Ideally, this should provide location and scale parameters that can be either tuned or set to 0/1 (making the transformation x -> arcsinh((x + loc) / 2scale).)
Hi Carlos,
Thanks for the suggestion. I am not familiar with this transformation, so I don't undertand what you mean by location and scale parameters and tune to 0/1.
Do you have a resource with more details about this transformation that you could share? Like when is it used? who developed it, or whatever you have at hand? We would need that in any case to create the documentation.
Thank you!
Thanks for the suggestion. I am not familiar with this transformation, so I don't undertand what you mean by location and scale parameters and tune to 0/1.
You can find more information here or here.
By location and scale parameters, I just mean that the transformation is of the form:
x -> asinh( (x + loc) / scale / 2)
Which has 2 parameters, loc and scale, which need to be estimated (usually by maximum likelihood).
However, people will sometimes set loc to 0, giving a simplified transform of the form:
x -> asinh(x / scale / 2)
Which only has one estimated parameter (scale).
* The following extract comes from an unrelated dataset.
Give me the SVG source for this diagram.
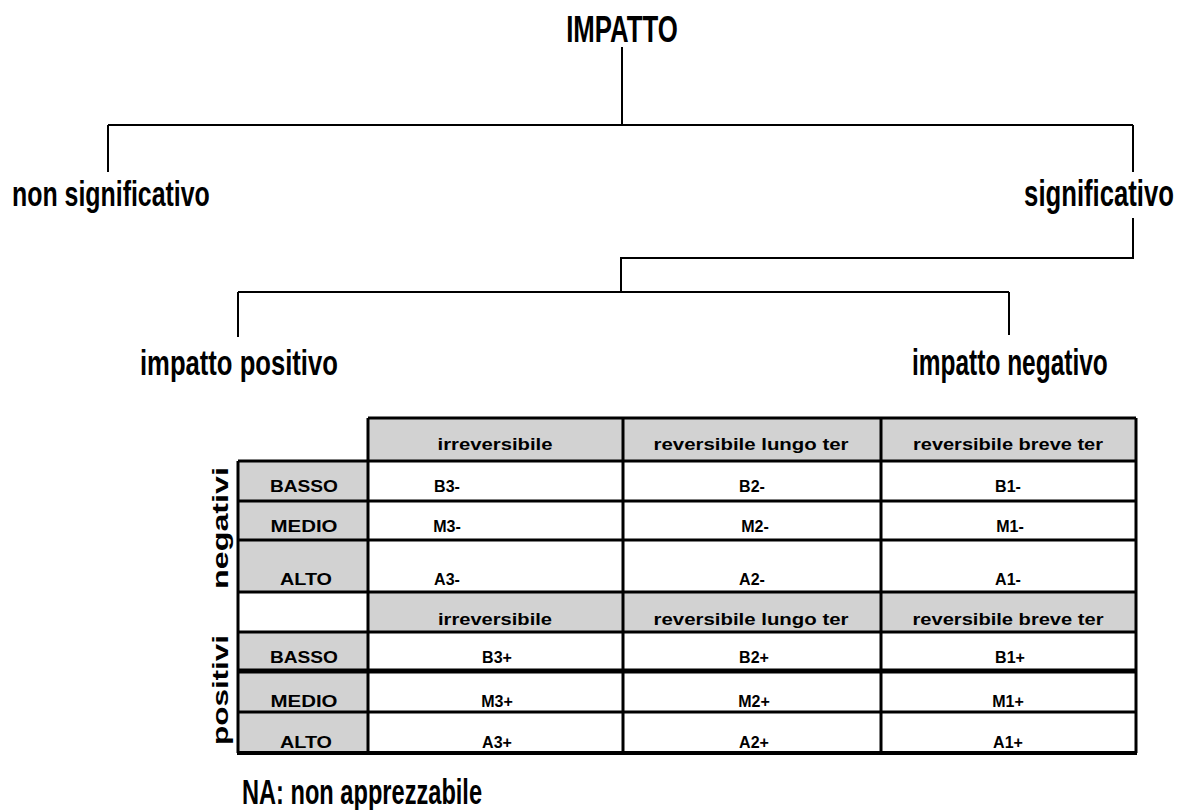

Some people will even set scale to 1, just giving asinh(x/2).
This one is interesting, but is it numerically stable?
This one is interesting, but is it numerically stable?
Yes, there shouldn't be any problems with it. The only possible numerical problem is if the data aren't scaled and mean-centered, you may have problems with fitting loc and scale. This should probably be mentioned in the docs.
Hey guys! Thank you for the links and discussion. It looks good to me. Would you like to give it a go at drafting a class?
Hey guys! Thank you for the links and discussion. It looks good to me. Would you like to give it a go at drafting a class?
I think so, but I'm a bit stuck on how to do fitting, in that there are two approaches:
- Choose a fit to maximize the normality of the predictor variable. (Easy, but not as accurate)
- Maximum likelihood/minimum loss estimation, where we estimate the
scaleparameter by minimizing the loss in the predictions. (More principled+more accurate).
I think I've worked out how to do 1, but not how to do 2, or whether it's even possible to do using the sklearn API.
@solegalli do you know how I can add a new transformer to the existing tests? I'm not sure where I can find the tests.
You'd probably create a new .py with your transformer within the transformation folder.
Then, you need to create another script within this folder where you'd add the tests.
Plus, you'd need to add your transformer to this file for generic tests, that may fail, but then i can help you troubleshoot.
Hey @ParadaCarleton ! I wonder if you have a template of this function / class that we could use as a starter to create this transformer? Did you do any work on this?